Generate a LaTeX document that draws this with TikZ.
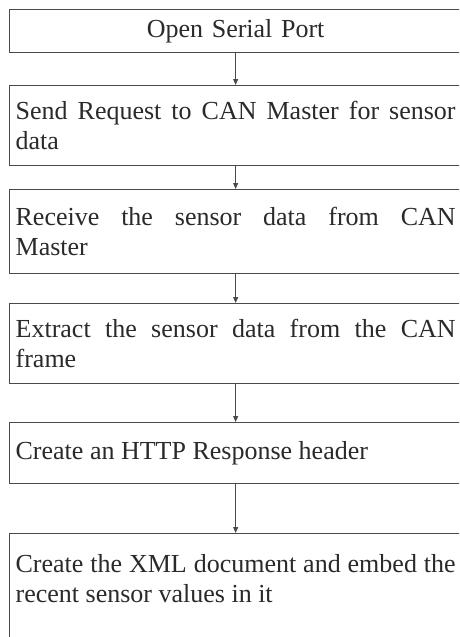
\documentclass[tikz,border=0pt]{standalone}
\usepackage{fontspec}
\setmainfont{Liberation Serif}
\usetikzlibrary{arrows.meta}
\definecolor{linec}{HTML}{4A4A4A}
\definecolor{txtc}{HTML}{2A2A2A}
\tikzset{
  stepbox/.style={draw=linec, line width=1.3pt, rectangle, anchor=north west,
    text width=440pt, inner xsep=6pt, inner ysep=0pt, align=justify,
    text=txtc, font=\fontsize{26}{30}\selectfont},
  flowarrow/.style={draw=linec, line width=0.8pt, -{Triangle[length=6pt,width=5pt]}}
}
\begin{document}
\begin{tikzpicture}[x=1pt,y=-1pt]
\useasboundingbox (0,0) rectangle (459,637);
\fill[white] (0,0) rectangle (459,637);
\clip (0,0) rectangle (459,637);
\node[stepbox, align=center, minimum height=43pt, text depth=5pt] (b1) at (9,9) {Open Serial Port};
\node[stepbox, minimum height=80pt] (b2) at (9,85) {Send Request to CAN Master for sensor data};
\node[stepbox, minimum height=84pt] (b3) at (9,189) {Receive the sensor data from CAN\linebreak Master};
\node[stepbox, minimum height=80pt] (b4) at (9,303) {Extract the sensor data from the CAN frame};
\node[stepbox, minimum height=61pt] (b5) at (9,422) {Create an HTTP Response header};
\node[stepbox, minimum height=130pt, text depth=70pt] (b6) at (9,533) {Create the XML document and embed the recent sensor values in it};
\draw[flowarrow] (b1.south) -- (b2.north);
\draw[flowarrow] (b2.south) -- (b3.north);
\draw[flowarrow] (b3.south) -- (b4.north);
\draw[flowarrow] (b4.south) -- (b5.north);
\draw[flowarrow] (b5.south) -- (b6.north);
\end{tikzpicture}
\end{document}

————

SET EXERCISE
Return the full material word for word. Do not include the pictures.

WRITTEN ANSWER
Generate a LaTeX document that draws this with TikZ.
\documentclass[tikz,border=0pt]{standalone}
\usepackage{fontspec}
\setmainfont{Liberation Serif}
\usetikzlibrary{arrows.meta}
\definecolor{linec}{HTML}{4A4A4A}
\definecolor{txtc}{HTML}{2A2A2A}
\tikzset{
  stepbox/.style={draw=linec, line width=1.3pt, rectangle, anchor=north west,
    text width=440pt, inner xsep=6pt, inner ysep=0pt, align=justify,
    text=txtc, font=\fontsize{26}{30}\selectfont},
  flowarrow/.style={draw=linec, line width=0.8pt, -{Triangle[length=6pt,width=5pt]}}
}
\begin{document}
\begin{tikzpicture}[x=1pt,y=-1pt]
\useasboundingbox (0,0) rectangle (459,637);
\fill[white] (0,0) rectangle (459,637);
\clip (0,0) rectangle (459,637);
\node[stepbox, align=center, minimum height=43pt, text depth=5pt] (b1) at (9,9) {Open Serial Port};
\node[stepbox, minimum height=80pt] (b2) at (9,85) {Send Request to CAN Master for sensor data};
\node[stepbox, minimum height=84pt] (b3) at (9,189) {Receive the sensor data from CAN\linebreak Master};
\node[stepbox, minimum height=80pt] (b4) at (9,303) {Extract the sensor data from the CAN frame};
\node[stepbox, minimum height=61pt] (b5) at (9,422) {Create an HTTP Response header};
\node[stepbox, minimum height=130pt, text depth=70pt] (b6) at (9,533) {Create the XML document and embed the recent sensor values in it};
\draw[flowarrow] (b1.south) -- (b2.north);
\draw[flowarrow] (b2.south) -- (b3.north);
\draw[flowarrow] (b3.south) -- (b4.north);
\draw[flowarrow] (b4.south) -- (b5.north);
\draw[flowarrow] (b5.south) -- (b6.north);
\end{tikzpicture}
\end{document}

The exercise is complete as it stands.